■ PROVIDED RECORDS:
######
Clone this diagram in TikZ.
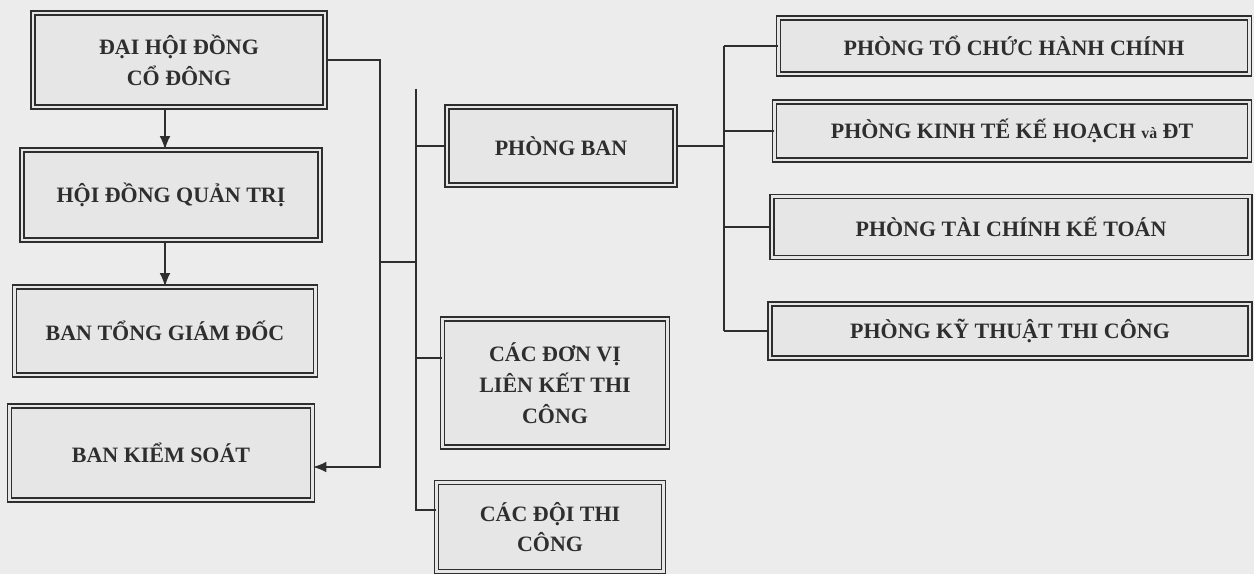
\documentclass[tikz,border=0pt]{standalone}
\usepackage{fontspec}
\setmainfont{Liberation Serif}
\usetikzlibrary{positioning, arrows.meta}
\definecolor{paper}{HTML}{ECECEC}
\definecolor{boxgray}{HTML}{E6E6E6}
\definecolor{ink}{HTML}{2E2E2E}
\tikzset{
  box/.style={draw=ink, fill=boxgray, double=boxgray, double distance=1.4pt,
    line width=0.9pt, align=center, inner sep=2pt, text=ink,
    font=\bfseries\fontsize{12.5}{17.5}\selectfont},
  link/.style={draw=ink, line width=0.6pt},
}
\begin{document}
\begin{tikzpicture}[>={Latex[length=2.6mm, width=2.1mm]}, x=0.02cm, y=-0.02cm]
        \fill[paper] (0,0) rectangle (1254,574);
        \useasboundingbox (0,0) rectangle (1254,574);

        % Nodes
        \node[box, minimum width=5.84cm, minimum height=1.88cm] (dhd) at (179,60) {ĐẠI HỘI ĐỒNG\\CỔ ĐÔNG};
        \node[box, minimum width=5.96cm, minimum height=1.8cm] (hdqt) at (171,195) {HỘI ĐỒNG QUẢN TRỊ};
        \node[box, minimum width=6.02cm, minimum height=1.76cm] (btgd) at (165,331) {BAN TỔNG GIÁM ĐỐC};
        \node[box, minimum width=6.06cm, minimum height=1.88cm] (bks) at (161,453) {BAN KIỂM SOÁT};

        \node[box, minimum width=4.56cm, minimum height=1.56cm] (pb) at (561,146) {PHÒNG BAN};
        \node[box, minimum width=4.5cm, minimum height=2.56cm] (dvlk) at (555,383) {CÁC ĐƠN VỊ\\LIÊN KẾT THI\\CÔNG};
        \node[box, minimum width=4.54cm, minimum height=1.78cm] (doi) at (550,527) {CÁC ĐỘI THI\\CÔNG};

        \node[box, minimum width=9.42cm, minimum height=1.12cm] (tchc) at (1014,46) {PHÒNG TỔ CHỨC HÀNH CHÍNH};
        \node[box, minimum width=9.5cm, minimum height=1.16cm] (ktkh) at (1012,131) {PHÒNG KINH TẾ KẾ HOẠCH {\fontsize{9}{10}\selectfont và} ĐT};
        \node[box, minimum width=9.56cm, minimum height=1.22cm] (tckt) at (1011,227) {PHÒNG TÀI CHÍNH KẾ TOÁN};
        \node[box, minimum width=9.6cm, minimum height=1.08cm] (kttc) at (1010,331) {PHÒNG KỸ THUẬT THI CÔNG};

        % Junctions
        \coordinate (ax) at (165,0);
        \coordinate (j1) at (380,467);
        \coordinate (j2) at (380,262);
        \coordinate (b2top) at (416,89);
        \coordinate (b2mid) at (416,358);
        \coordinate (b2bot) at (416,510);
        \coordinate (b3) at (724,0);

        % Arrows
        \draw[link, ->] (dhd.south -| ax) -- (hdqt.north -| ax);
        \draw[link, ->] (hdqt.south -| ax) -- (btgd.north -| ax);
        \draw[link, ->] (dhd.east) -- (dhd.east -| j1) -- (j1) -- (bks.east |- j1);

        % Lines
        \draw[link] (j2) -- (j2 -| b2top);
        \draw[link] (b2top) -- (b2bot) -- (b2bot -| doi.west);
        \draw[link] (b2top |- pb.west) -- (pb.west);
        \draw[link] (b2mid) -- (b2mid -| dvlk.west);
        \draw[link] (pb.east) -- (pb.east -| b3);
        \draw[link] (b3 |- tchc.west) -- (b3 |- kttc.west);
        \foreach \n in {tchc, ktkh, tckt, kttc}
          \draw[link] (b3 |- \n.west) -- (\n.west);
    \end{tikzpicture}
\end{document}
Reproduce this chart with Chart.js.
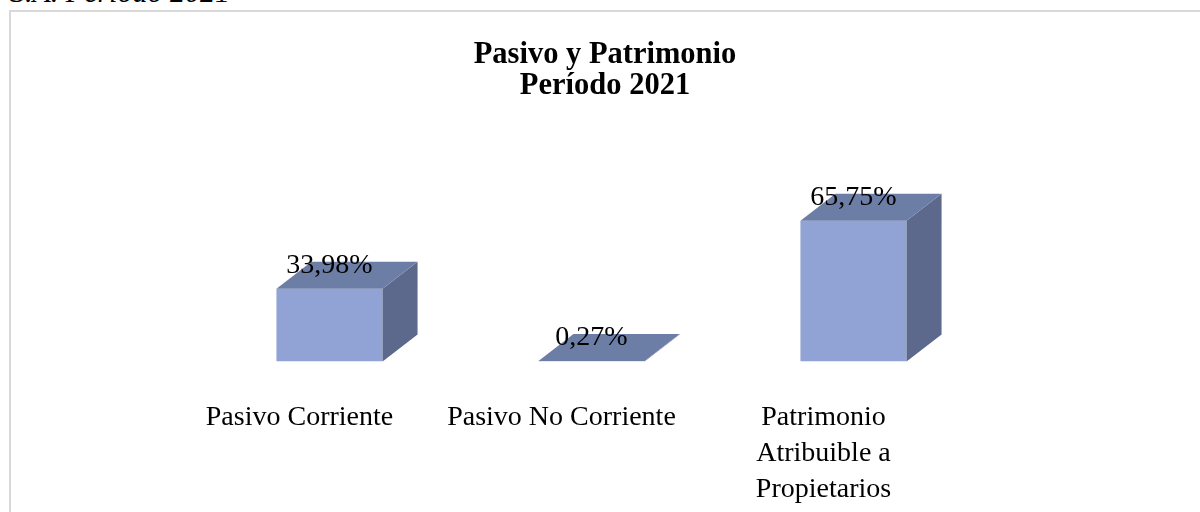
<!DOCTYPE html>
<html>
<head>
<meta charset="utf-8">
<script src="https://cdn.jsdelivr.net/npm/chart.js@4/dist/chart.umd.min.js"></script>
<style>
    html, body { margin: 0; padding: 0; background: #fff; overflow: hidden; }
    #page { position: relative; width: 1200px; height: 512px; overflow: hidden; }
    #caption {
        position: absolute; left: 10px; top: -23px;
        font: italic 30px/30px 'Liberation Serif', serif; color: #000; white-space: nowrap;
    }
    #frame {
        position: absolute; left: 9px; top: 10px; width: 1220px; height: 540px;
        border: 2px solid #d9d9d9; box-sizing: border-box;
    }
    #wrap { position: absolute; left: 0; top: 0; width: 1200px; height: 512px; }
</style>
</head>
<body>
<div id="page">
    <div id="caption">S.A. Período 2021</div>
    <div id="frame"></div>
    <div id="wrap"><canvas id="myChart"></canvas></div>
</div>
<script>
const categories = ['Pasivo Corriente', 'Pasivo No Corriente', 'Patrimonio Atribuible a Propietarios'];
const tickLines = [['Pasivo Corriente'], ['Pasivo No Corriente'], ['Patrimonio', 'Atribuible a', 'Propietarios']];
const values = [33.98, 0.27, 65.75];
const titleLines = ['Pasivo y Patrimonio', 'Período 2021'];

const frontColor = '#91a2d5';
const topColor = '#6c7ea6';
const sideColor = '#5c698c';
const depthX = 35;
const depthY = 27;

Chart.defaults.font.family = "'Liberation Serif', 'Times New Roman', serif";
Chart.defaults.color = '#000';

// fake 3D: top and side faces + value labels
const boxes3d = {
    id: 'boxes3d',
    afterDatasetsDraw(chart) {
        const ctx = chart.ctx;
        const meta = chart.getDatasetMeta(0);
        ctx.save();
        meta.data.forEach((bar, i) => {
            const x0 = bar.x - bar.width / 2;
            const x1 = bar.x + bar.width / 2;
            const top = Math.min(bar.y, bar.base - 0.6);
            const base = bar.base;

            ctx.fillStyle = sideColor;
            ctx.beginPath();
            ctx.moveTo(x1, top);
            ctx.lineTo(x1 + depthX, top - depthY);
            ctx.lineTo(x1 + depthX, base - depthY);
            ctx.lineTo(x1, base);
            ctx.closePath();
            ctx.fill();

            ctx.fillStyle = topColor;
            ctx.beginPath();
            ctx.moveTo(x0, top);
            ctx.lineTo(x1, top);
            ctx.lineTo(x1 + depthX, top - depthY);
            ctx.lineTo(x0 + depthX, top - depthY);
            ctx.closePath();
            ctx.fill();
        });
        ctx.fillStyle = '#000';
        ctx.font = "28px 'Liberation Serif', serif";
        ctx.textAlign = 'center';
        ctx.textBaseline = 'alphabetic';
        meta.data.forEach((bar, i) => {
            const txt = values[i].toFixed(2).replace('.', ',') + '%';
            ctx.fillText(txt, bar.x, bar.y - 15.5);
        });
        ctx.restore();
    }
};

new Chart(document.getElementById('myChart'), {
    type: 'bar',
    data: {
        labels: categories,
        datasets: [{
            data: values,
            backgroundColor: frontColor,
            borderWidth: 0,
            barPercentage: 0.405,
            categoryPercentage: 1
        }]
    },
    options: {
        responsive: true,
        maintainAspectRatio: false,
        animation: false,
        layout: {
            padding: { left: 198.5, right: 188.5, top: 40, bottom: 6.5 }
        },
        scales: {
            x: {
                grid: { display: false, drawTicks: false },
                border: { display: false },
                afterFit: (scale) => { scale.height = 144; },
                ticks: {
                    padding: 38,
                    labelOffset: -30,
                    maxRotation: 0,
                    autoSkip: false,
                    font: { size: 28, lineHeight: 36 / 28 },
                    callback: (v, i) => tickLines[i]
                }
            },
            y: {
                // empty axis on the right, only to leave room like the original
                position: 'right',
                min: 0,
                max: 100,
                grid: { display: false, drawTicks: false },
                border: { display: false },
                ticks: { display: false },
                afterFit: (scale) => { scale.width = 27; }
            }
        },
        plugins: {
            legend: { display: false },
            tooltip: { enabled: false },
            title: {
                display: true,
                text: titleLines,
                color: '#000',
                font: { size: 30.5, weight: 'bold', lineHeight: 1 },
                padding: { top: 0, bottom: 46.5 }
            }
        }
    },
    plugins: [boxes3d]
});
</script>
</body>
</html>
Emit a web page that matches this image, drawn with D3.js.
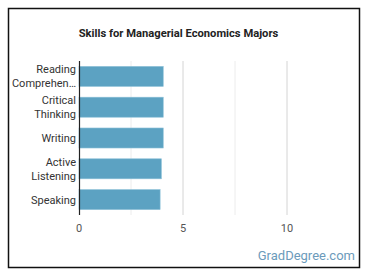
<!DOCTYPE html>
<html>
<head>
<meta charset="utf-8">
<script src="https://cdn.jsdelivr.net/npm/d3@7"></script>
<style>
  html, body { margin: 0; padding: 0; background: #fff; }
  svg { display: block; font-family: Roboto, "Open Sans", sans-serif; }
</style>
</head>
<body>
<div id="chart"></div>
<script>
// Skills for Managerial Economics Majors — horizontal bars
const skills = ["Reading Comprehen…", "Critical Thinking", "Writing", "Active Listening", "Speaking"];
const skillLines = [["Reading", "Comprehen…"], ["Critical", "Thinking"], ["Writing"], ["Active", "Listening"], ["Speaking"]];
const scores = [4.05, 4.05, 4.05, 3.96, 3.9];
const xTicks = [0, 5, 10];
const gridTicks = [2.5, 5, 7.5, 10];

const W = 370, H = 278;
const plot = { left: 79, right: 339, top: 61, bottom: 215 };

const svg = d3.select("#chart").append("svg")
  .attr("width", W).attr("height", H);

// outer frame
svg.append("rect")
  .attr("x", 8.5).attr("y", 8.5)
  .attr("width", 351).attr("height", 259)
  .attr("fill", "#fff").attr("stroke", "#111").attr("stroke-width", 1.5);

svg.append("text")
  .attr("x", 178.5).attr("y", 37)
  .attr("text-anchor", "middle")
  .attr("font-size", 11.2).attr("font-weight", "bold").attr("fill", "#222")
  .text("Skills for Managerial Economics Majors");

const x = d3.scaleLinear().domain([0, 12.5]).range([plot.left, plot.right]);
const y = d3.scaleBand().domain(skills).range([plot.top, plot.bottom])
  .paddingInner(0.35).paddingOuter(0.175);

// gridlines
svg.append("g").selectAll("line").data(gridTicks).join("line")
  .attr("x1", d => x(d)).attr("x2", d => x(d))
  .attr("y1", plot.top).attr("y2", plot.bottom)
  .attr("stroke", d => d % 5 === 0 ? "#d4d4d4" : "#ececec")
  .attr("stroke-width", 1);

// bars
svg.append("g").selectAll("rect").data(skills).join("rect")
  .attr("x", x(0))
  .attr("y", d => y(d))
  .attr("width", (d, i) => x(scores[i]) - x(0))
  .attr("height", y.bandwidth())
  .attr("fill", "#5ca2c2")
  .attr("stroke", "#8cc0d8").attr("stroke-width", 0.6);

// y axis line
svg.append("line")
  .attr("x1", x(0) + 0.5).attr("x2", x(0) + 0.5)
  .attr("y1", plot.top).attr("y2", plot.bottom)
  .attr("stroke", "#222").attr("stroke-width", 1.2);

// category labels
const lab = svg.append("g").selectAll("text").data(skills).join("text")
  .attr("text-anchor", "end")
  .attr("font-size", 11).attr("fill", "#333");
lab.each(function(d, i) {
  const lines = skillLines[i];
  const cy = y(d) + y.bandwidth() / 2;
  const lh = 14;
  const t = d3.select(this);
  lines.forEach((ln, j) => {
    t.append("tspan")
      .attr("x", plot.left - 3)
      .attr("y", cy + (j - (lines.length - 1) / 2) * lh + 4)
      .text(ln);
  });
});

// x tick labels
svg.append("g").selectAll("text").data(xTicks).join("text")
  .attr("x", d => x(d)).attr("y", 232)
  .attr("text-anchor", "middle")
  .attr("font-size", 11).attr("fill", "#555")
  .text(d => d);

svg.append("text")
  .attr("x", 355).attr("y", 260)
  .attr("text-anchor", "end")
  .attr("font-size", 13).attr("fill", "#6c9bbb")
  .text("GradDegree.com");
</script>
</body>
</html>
######
Leaving the pictures out, write out exactly the lines from the line containing "Emit a web page" through the line containing "const gridTicks = [2.5, 5, 7.5, 10];", both included.

■ FULL RESPONSE:
Emit a web page that matches this image, drawn with D3.js.
<!DOCTYPE html>
<html>
<head>
<meta charset="utf-8">
<script src="https://cdn.jsdelivr.net/npm/d3@7"></script>
<style>
  html, body { margin: 0; padding: 0; background: #fff; }
  svg { display: block; font-family: Roboto, "Open Sans", sans-serif; }
</style>
</head>
<body>
<div id="chart"></div>
<script>
// Skills for Managerial Economics Majors — horizontal bars
const skills = ["Reading Comprehen…", "Critical Thinking", "Writing", "Active Listening", "Speaking"];
const skillLines = [["Reading", "Comprehen…"], ["Critical", "Thinking"], ["Writing"], ["Active", "Listening"], ["Speaking"]];
const scores = [4.05, 4.05, 4.05, 3.96, 3.9];
const xTicks = [0, 5, 10];
const gridTicks = [2.5, 5, 7.5, 10];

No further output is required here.